Como mostrou a revista eletrônica Consultor Jurídico, a corte anulou provas por invasão de domicílio em 959 processos apenas em 2023. Em parte deles, a justificativa dos policiais é de que receberam a autorização do morador.
“Convenhamos, é bem improvável que uma pessoa abra as portas da sua residência para policiais militares vasculharem o interior à procura de drogas”, afirmou o ministro.
A manifestação se baseou no precedente que mudou a jurisprudência do STJ sobre o tema: o HC 598.051, julgado em 3 de março de 2021. Nele, a 6ª Turma decidiu que a autorização do morador para o ingresso de policiais em casa deve ser comprovada pela polícia.
A decisão deu prazo de um ano para o aparelhamento das polícias, o treinamento dos agentes e demais providências necessárias para evitar futuras situações de ilicitude, como a registrada no caso julgado.
Essa determinação foi derrubada por decisão do ministro Alexandre de Moraes, do Supremo Tribunal Federal, ainda em dezembro de 2021. Ele atendeu a recurso do Ministério Público de São Paulo e entendeu que o STJ extrapolou a própria competência ao criar obrigação às PMs.
“Já passou da hora de governos estaduais se empenharem efetivamente na implementação desse recurso no uniforme dos policiais. Já temos, até agora, dois anos de omissão (desde o precedente do STJ)”, afirmou Schietti.

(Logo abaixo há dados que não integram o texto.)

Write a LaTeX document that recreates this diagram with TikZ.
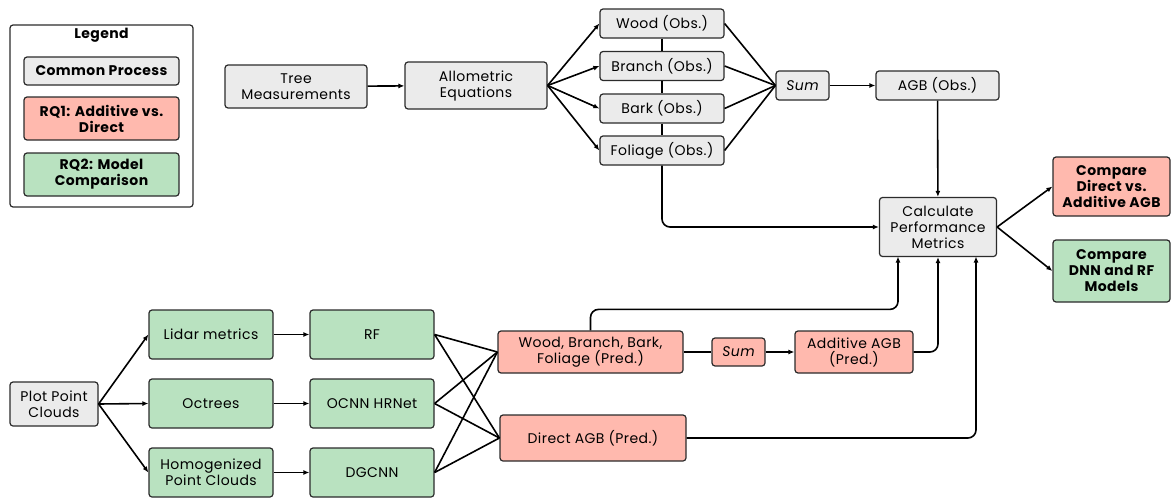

“Isso fere a cidadania, fere a transparência dos atos administrativos, com reflexos importantes nos tribunais, que se veem assoberbados de Habeas Corpus discutindo um tema que poderia ser resolvido se tivéssemos a documentação segura transparente sobre diligencias policiais.”
Abuso de autoridade
No precedente citado, a 6ª Turma do STJ fixou que, além da ilicitude das provas, a violação a essas regras e condições legais e constitucionais para o ingresso no domicílio pode gerar eventual responsabilização penal dos agentes públicos que tenham promovido a diligência.
Essa possibilidade já foi explorada pelo ministro Messod Azulay, na 5ª Turma, como mostrou a ConJur. Ele remeteu casos ao Ministério Público competente em situações de ilicitude na entrada em domicílio feita por agentes das forças de segurança.
Nesses processos, o ministro tem observado a possibilidade da prática do crime do artigo 22 da Lei de Abuso de Autoridade (Lei 13.869/2019), de “invadir ou adentrar, clandestina ou astuciosamente, ou à revelia da vontade do ocupante, imóvel alheio ou suas dependências”.
E também do crime do artigo 23, inciso II, da mesma lei, que tipifica o ato de “omitir dados ou informações ou divulgar dados ou informações incompletos para desviar o curso da investigação, da diligência ou do processo”.
“Talvez esteja chegando a hora de começar a responsabilizar até penalmente quem viola domicílio alheio sob a alegação de que houve consentimento do morador, quando isso não é comprovado de forma efetiva. Talvez precisamos pensar a respeito, porque isso já consta como alerta no HC 598.051”, disse o ministro Schietti.
Divergência
A nulidade das provas no caso concreto foi declarada por maioria de votos. Além do relator e de Rogerio Schietti, votou nesse sentido o desembargador convocado Jesuíno Rissato.
Ficou vencido o ministro Antonio Saldanha Palheiro, para quem a atuação policial foi lícita. Em sua análise, até o suspeito confirmou que, ao ver a polícia, empreendeu fuga, o que autoriza a ação dos PMs.
“No caso temos duas versões. A versão da polícia diz que ele teria arremessado um pacote quando fugiu. Se não estivesse com flagrante, não teria por que fugir. Ao ver a polícia e fugir, a abordagem se legitima, ao meu sentir.”